Lieferantenerklärungen aus der EU27 gelten normal weiter. Sollte allerdings neben dem präferenziellen Ursprung “Europäische Union” ein Hinweis auf GB enthalten sein, hätte der Empfänger der Lieferantenerklärung Kenntnis über den “GB-Ursprung”, mit der Folge, dass diese Ware ihre Präferenzeigenschaft verliert. Enthält eine Lieferantenerklärung aus der EU27 nur die Ursprungsangabe “Europäische Union”, gibt es keinen Anlass nachzuforschen, ob es sich vielleicht um GB-Ware handeln könnte. Der Lieferant wäre in der Pflicht, den Empfänger darüber zu informieren.

Welche Folgen hat das Abkommen zwischen der EU und dem Vereinigten Königreich?

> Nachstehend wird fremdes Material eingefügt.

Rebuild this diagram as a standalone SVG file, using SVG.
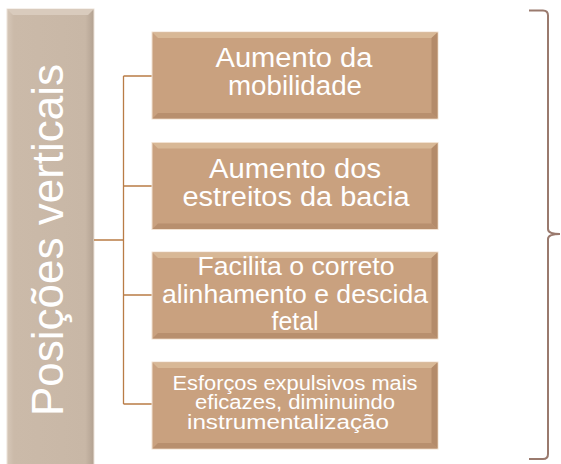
<svg xmlns="http://www.w3.org/2000/svg" width="561" height="464" viewBox="0 0 561 464">
<style>
.box{fill:#c9a17f;stroke:#f2e2d2;stroke-width:1}
.hl{fill:#d8b896}
.sh{fill:#b48b6a}
.t{font-family:"Liberation Sans",Arial,sans-serif;fill:#ffffff;text-anchor:middle}
.conn{stroke:#b97c46;stroke-width:1.3;fill:none}
</style>
<defs>
<linearGradient id="barg" x1="0" x2="1" y1="0" y2="0">
<stop offset="0" stop-color="#d6c7b8"/>
<stop offset="0.08" stop-color="#cbbaa9"/>
<stop offset="0.9" stop-color="#c8b7a6"/>
<stop offset="1" stop-color="#b2a191"/>
</linearGradient>
</defs>
<rect width="561" height="464" fill="#ffffff"/>
<g id="left-bar">
<rect x="7" y="9" width="87" height="460" fill="url(#barg)" stroke="#ece2d8" stroke-width="1"/>
<polygon points="7,9 94,9 88,15 13,15" fill="#d9cbbd"/>
<text class="t" font-size="44" transform="translate(63,240) rotate(-90)">Posições verticais</text>
</g>
<g id="connectors">
<path class="conn" d="M94,240 H123.5 M123.5,76 V404 M123.5,76 H152 M123.5,186 H152 M123.5,295 H152 M123.5,404 H152"/>
</g>
<g id="node1">
<rect class="box" x="152" y="32" width="286" height="87"/>
<polygon class="hl" points="152.5,32.5 437.5,32.5 431.5,38 158,38"/>
<polygon class="sh" points="437.5,32.5 437.5,118.5 431.5,113 431.5,38"/>
<polygon class="sh" points="152.5,118.5 437.5,118.5 431.5,113 158,113" opacity="0.8"/>
<text class="t" font-size="27" x="294" y="67" textLength="157" lengthAdjust="spacingAndGlyphs">Aumento da</text>
<text class="t" font-size="27" x="295" y="95" textLength="134" lengthAdjust="spacingAndGlyphs">mobilidade</text>
</g>
<g id="node2">
<rect class="box" x="152" y="142.5" width="286" height="87"/>
<polygon class="hl" points="152.5,143 437.5,143 431.5,148.5 158,148.5"/>
<polygon class="sh" points="437.5,143 437.5,229 431.5,223.5 431.5,148.5"/>
<polygon class="sh" points="152.5,229 437.5,229 431.5,223.5 158,223.5" opacity="0.8"/>
<text class="t" font-size="27" x="295" y="178" textLength="172" lengthAdjust="spacingAndGlyphs">Aumento dos</text>
<text class="t" font-size="27" x="296" y="205.5" textLength="227" lengthAdjust="spacingAndGlyphs">estreitos da bacia</text>
</g>
<g id="node3">
<rect class="box" x="152" y="252" width="286" height="87"/>
<polygon class="hl" points="152.5,252.5 437.5,252.5 431.5,258 158,258"/>
<polygon class="sh" points="437.5,252.5 437.5,338.5 431.5,333 431.5,258"/>
<polygon class="sh" points="152.5,338.5 437.5,338.5 431.5,333 158,333" opacity="0.8"/>
<text class="t" font-size="26" x="296" y="275" textLength="197" lengthAdjust="spacingAndGlyphs">Facilita o correto</text>
<text class="t" font-size="26" x="295" y="302.5" textLength="266" lengthAdjust="spacingAndGlyphs">alinhamento e descida</text>
<text class="t" font-size="26" x="295" y="330" textLength="47" lengthAdjust="spacingAndGlyphs">fetal</text>
</g>
<g id="node4">
<rect class="box" x="152" y="362" width="286" height="87"/>
<polygon class="hl" points="152.5,362.5 437.5,362.5 431.5,368 158,368"/>
<polygon class="sh" points="437.5,362.5 437.5,448.5 431.5,443 431.5,368"/>
<polygon class="sh" points="152.5,448.5 437.5,448.5 431.5,443 158,443" opacity="0.8"/>
<text class="t" font-size="19.5" x="295" y="389.5" textLength="245" lengthAdjust="spacingAndGlyphs">Esforços expulsivos mais</text>
<text class="t" font-size="19.5" x="295" y="409" textLength="200" lengthAdjust="spacingAndGlyphs">eficazes, diminuindo</text>
<text class="t" font-size="19.5" x="288" y="428.5" textLength="202" lengthAdjust="spacingAndGlyphs">instrumentalização</text>
</g>
<g id="brace">
<path d="M529,10.5 H543 Q548,10.5 548,15.5 V229 Q548,234 560,234 Q548,234 548,239 V454 Q548,459 543,459 H529" fill="none" stroke="#9a7a6e" stroke-width="2"/>
</g>
</svg>
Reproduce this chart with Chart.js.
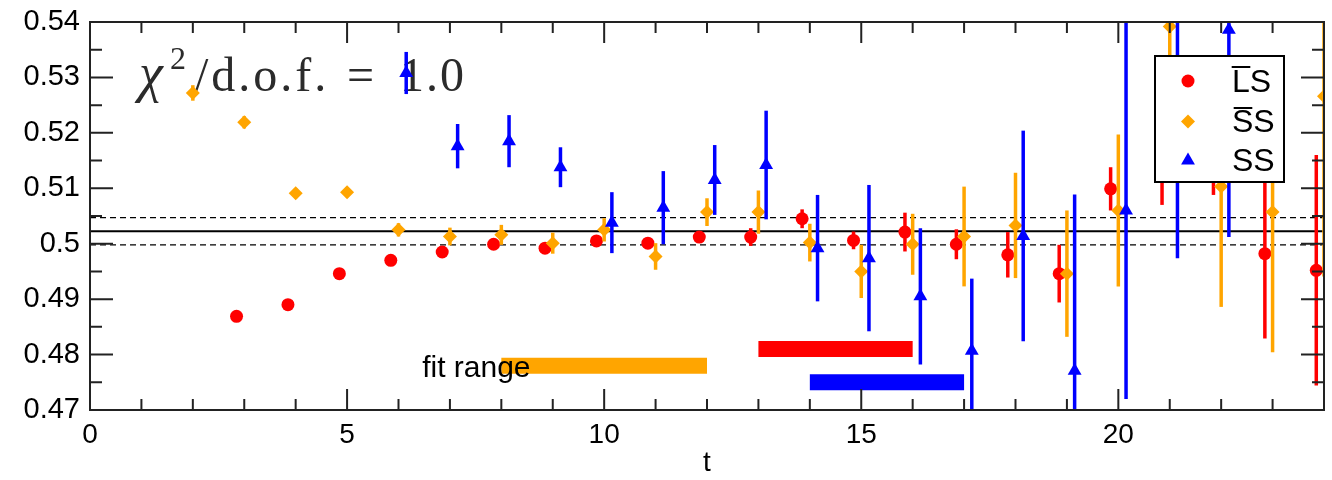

Es handelt sich um ein bilaterles Abkommen. EU-Ursprungsware ist im Vereinigten Königreich zollfrei, VK-Ware in der EU. Eine zollfreie Weiterlieferung der VK-Ware, beispielsweise in die Schweiz, ist nicht möglich. Als grenzüberschreitender Nachweis dient die Ursprungserklärung auf einem Handelspapier. Bei Warenwerten über 6.000 Euro muss der Nachweis eine REX-Nummer enthalten. Bei Nachweisen aus dem VK muss die GB-EORI des Lieferanten angegeben sein. Details zum Abkommen, den Ursprungsregeln und -nachweisen finden Sie in unserem Artikel EU-VK Abkommen.

Handelsabkommen Großbritanniens mit anderen Staaten ab 1. Januar 2021

Die britische Regierung hat eine Übersicht über die Handelsabkommen veröffentlicht, die GB verhandelt hat und die ab 1. Januar 2021 gelten. Insbesondere für deutsche Unternehmen mit Produktionsstätten in GB ist es wichtig zu wissen, ob und welche Zollvorteile aus Handelsabkommen auch nach Vollzug des Brexit am 1. Januar 2021 genutzt werden können. Faktisch wurden die bestehenden Abkommen der EU mit diesen Staaten einfach umetikettiert.

Warentransport

Die britische Regierung hat einen Leitfaden für Speditionsunternehmen und gewerbliche Fahrer veröffentlicht, die Waren zwischen Großbritannien (England, Schottland und Wales) und der Europäischen Union befördern. Der Leitfaden informiert deutsche Unternehmen über die neuen Arbeitsabläufe ab dem 1. Januar 2021 und gibt unter anderem Hinweise darüber, welche Dokumente benötigt werden, welche neuen Regeln für das Verkehrsmanagement an Häfen und welche neuen Grenzkontrollverfahren gelten.